Why do we see wickedness? There was a stump of a tree, and in the dark a thief came that way and said, “That is a policeman.” A young man waiting for his beloved saw it and thought that it was his sweetheart. A child who had been told ghost stories took it for a ghost and began to shriek. But all the time it was the stump of a tree. We see the world as we are. Suppose there is a baby in a room with a bag of gold on the table, and a thief comes and steals the gold. Would the baby know it was stolen? That which we have inside, we see outside. The baby has no thief inside and sees no thief outside. So with all knowledge.

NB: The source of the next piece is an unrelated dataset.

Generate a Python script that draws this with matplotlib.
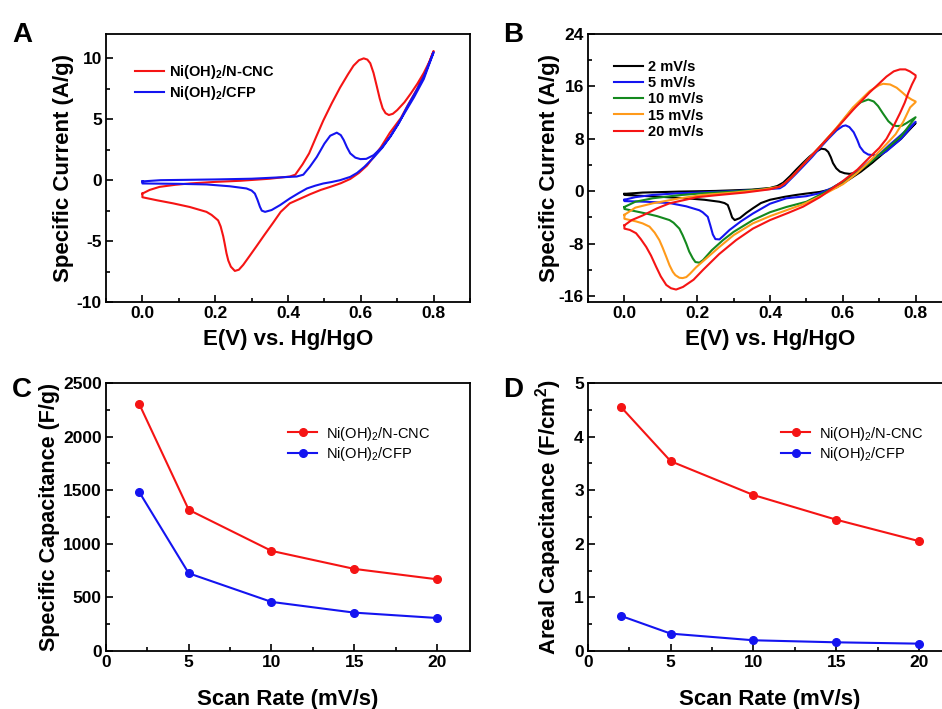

Do not talk of the wickedness of the world and all its sins. Weep that you are bound to see wickedness yet. Weep that you are bound to see sin everywhere. If you want to help the world, do not condemn it. Do not weaken it more. For what is sin and what is misery – what are all these but the results of weakness? The world is made weaker and weaker every day by such teachings. Men are taught from childhood that they are weak and sinners. Teach them that they are all glorious children of immortality, even those who are the weakest in manifestation. Let positive, strong, helpful thoughts enter into their brains from very childhood. Lay yourselves open to these thoughts, and not to weakening and paralyzing ones. Say to your own minds, “I am He, I am He.” Let it ring day and night in your minds like a song, and at the point of death declare “I am He.” That is the truth. The infinite strength of the world is yours. Drive out the superstition that has covered your minds. Let us be brave. Know the truth and practice the truth. The goal may be distant, but awake, arise, and stop not till the goal is reached

From “The Real Nature of Man” by Swami Vivekananda, quoted from “VIVEKANANDA, WORLD TEACHER: His Teachings on the Spiritual Unity of Humankind”, Edited and with an Introduction by Swami Adiswarananda.